As much of an LA hater as I am, I have to give them their props for trying to shed their sprawling ways. This is according to a recent article in The Economist: "Tackling the Hydra." Legislators are loosening restrictions to allow for more density near transit stops and stadiums, while halting plans for development in far-flung places, "signaling that the metropolis must now grow up, not out." '

Of course, this being LA, these shifts are not happening without a fight. "Density" is, to too many, a fighting word, conjuring up loss of breathing room and even more traffic. And, if people are honest, fear of "those people" moving in - insert your own bugaboo of who you don't want sharing your kids' classrooms and playgrounds.

Another tool legislators have is to get the price right so that peoples' day-to-day economic decisions are in sync with a more appropriate built environment.

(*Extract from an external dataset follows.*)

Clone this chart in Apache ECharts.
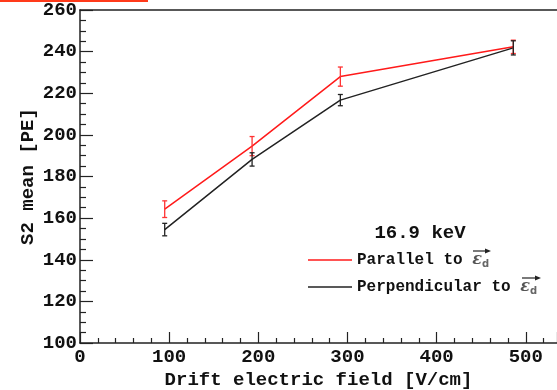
<!DOCTYPE html>
<html>
<head>
<meta charset="utf-8">
<script src="https://cdn.jsdelivr.net/npm/echarts@6/dist/echarts.min.js"></script>
<style>html,body{margin:0;padding:0;background:#fff;}#c{width:557px;height:390px;}</style>
</head>
<body>
<div id="c"></div>
<script>
// Data
const fieldValues = [95, 193, 292, 486];          // Drift electric field [V/cm]
const parallelMean = [164.3, 194.6, 228.0, 242.3]; // S2 mean [PE], parallel
const parallelErr = [4.0, 4.6, 4.6, 3.2];
const perpMean = [154.5, 188.2, 216.7, 241.8];     // S2 mean [PE], perpendicular
const perpErr = [3.0, 3.2, 2.7, 3.4];
const seriesNames = ['Parallel to', 'Perpendicular to'];
const headerText = '16.9 keV';

const FONT = '"Liberation Mono", "DejaVu Sans Mono", monospace';

function errData(mean, err) {
  return fieldValues.map((x, i) => [x, mean[i] - err[i], mean[i] + err[i]]);
}
function errSeries(mean, err, color) {
  return {
    type: 'custom',
    silent: true,
    z: 5,
    data: errData(mean, err),
    encode: { x: 0, y: [1, 2] },
    renderItem: function (params, api) {
      const x = api.value(0);
      const lo = api.coord([x, api.value(1)]);
      const hi = api.coord([x, api.value(2)]);
      const w = 2.5;
      const st = { stroke: color, lineWidth: 1.3 };
      return {
        type: 'group',
        children: [
          { type: 'line', shape: { x1: lo[0], y1: lo[1], x2: hi[0], y2: hi[1] }, style: st },
          { type: 'line', shape: { x1: lo[0] - w, y1: lo[1], x2: lo[0] + w, y2: lo[1] }, style: st },
          { type: 'line', shape: { x1: hi[0] - w, y1: hi[1], x2: hi[0] + w, y2: hi[1] }, style: st }
        ]
      };
    }
  };
}

// vector arrow drawn over the epsilon symbol in the legend
function vecArrow(x1, x2, y) {
  return {
    type: 'group', silent: true, z: 100,
    children: [
      { type: 'line', shape: { x1: x1, y1: y, x2: x2 - 3, y2: y }, style: { stroke: '#222', lineWidth: 1.2 } },
      { type: 'polygon', shape: { points: [[x2, y], [x2 - 6, y - 2.6], [x2 - 6, y + 2.6]] }, style: { fill: '#222' } }
    ]
  };
}

const chart = echarts.init(document.getElementById('c'), null, { renderer: 'canvas' });
const option = {
  animation: false,
  backgroundColor: '#fff',
  grid: { left: 80, right: 0, top: 10, bottom: 47, containLabel: false, outerBoundsMode: 'none' },
  xAxis: [{
    type: 'value', min: 0, max: 535, interval: 100,
    name: 'Drift electric field [V/cm]', nameLocation: 'middle', nameGap: 28, nameMoveOverlap: false,
    nameTextStyle: { fontFamily: FONT, fontWeight: 'bold', fontSize: 19, color: '#111' },
    axisLine: { show: true, onZero: false, lineStyle: { color: '#222', width: 1.5 } },
    axisTick: { show: true, inside: true, length: 11, lineStyle: { color: '#222', width: 1.2 } },
    minorTick: { show: true, splitNumber: 5, length: 5, lineStyle: { color: '#222', width: 1.2 } },
    axisLabel: { fontFamily: FONT, fontWeight: 'bold', fontSize: 19, color: '#111', margin: 5, showMaxLabel: false },
    splitLine: { show: false }
  }, {
    type: 'value', position: 'top', min: 0, max: 535,
    axisLine: { show: true, lineStyle: { color: '#222', width: 1.5 } },
    axisTick: { show: false }, axisLabel: { show: false }, splitLine: { show: false }
  }],
  yAxis: {
    type: 'value', min: 100, max: 260, interval: 20,
    name: 'S2 mean [PE]', nameLocation: 'middle', nameGap: 42, nameRotate: 90, nameMoveOverlap: false,
    nameTextStyle: { fontFamily: FONT, fontWeight: 'bold', fontSize: 19, color: '#111' },
    axisLine: { show: true, lineStyle: { color: '#222', width: 1.5 } },
    axisTick: { show: true, inside: true, length: 13, lineStyle: { color: '#222', width: 1.2 } },
    minorTick: { show: true, splitNumber: 4, length: 6, lineStyle: { color: '#222', width: 1.2 } },
    axisLabel: { fontFamily: FONT, fontWeight: 'bold', fontSize: 19, color: '#111', margin: 3 },
    splitLine: { show: false }
  },
  title: {
    text: headerText, left: 415, top: 219, textAlign: 'center',
    textStyle: { fontFamily: FONT, fontWeight: 'bold', fontSize: 19, color: '#111' }
  },
  legend: {
    orient: 'vertical', left: 303, top: 245, itemWidth: 44, itemHeight: 1.6, itemGap: 7,
    icon: 'rect', data: seriesNames,
    formatter: function (name) { return '{t|' + name + ' }{e|ε}{d|d}'; },
    textStyle: {
      fontFamily: FONT, fontWeight: 'bold', fontSize: 16, color: '#111', lineHeight: 20,
      rich: {
        t: { fontFamily: FONT, fontWeight: 'bold', fontSize: 16, color: '#111' },
        e: { fontFamily: '"DejaVu Serif", serif', fontStyle: 'italic', fontSize: 16, color: '#555' },
        d: { fontFamily: '"DejaVu Sans", sans-serif', fontSize: 10, color: '#666', padding: [8, 0, 0, 0] }
      }
    }
  },
  graphic: [
    { type: 'rect', shape: { x: 0, y: 0, width: 148, height: 2 }, style: { fill: '#ff3a1a' } },
    vecArrow(473, 491, 251),
    vecArrow(522, 541, 278)
  ],
  series: [
    {
      name: seriesNames[0], type: 'line', color: '#ff1a1a', showSymbol: false, z: 4,
      lineStyle: { width: 1.5, color: '#ff1a1a' },
      data: fieldValues.map((x, i) => [x, parallelMean[i]])
    },
    {
      name: seriesNames[1], type: 'line', color: '#222', showSymbol: false, z: 4,
      lineStyle: { width: 1.5, color: '#222' },
      data: fieldValues.map((x, i) => [x, perpMean[i]])
    },
    errSeries(parallelMean, parallelErr, '#ff3333'),
    errSeries(perpMean, perpErr, '#222')
  ]
};
chart.setOption(option);
</script>
</body>
</html>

For example, free parking isn't free: it's absorbed by the provider of the parking lot, who then passes it on to all customers. There is therefore no incentive for an individual to conserve parking usage. Or, as the article puts it:

"A big reason Angelenos drive everywhere is that they can park everywhere, generally free. Businesses must provide parking spaces according to a strict schedule. This raises the cost of doing business and hugely lowers the cost of driving. Free parking is, as Donald Shoup of UCLA put it in a recent book, 'a fertility drug for cars.'"

But legislators can change the equation by increasing parking taxes, resulting in a more efficient supply of parking space vis a vis other land uses. Even die-hard Angelenos are changing their behavior in light of rising gas prices; get the price right in other aspects that affect the car culture and you could conceivably arrive at an equilibrium that is environmentally sustainable and economically logical.

So there's hope that the City of Angels can get it right. But frankly, I'm pessimistic. LA has a great transit system but it's sadly under-utilized, poorly understood, and scoffed at by the typical resident. The article mentions that the proposal for a single, 130-unit complex on Ventura Boulevard was vilified as portending the transformation of the neighborhood into another Manhattan. There's even talk about putting an initiative on the ballot that bans all high-density housing developments.

So if, a generation by now, all the ice caps have melted, the LA shoreline has washed away, gas is $20 a gallon, and yet Angelenos still own more than one car per adult and drive everywhere, then may I resume my LA hating?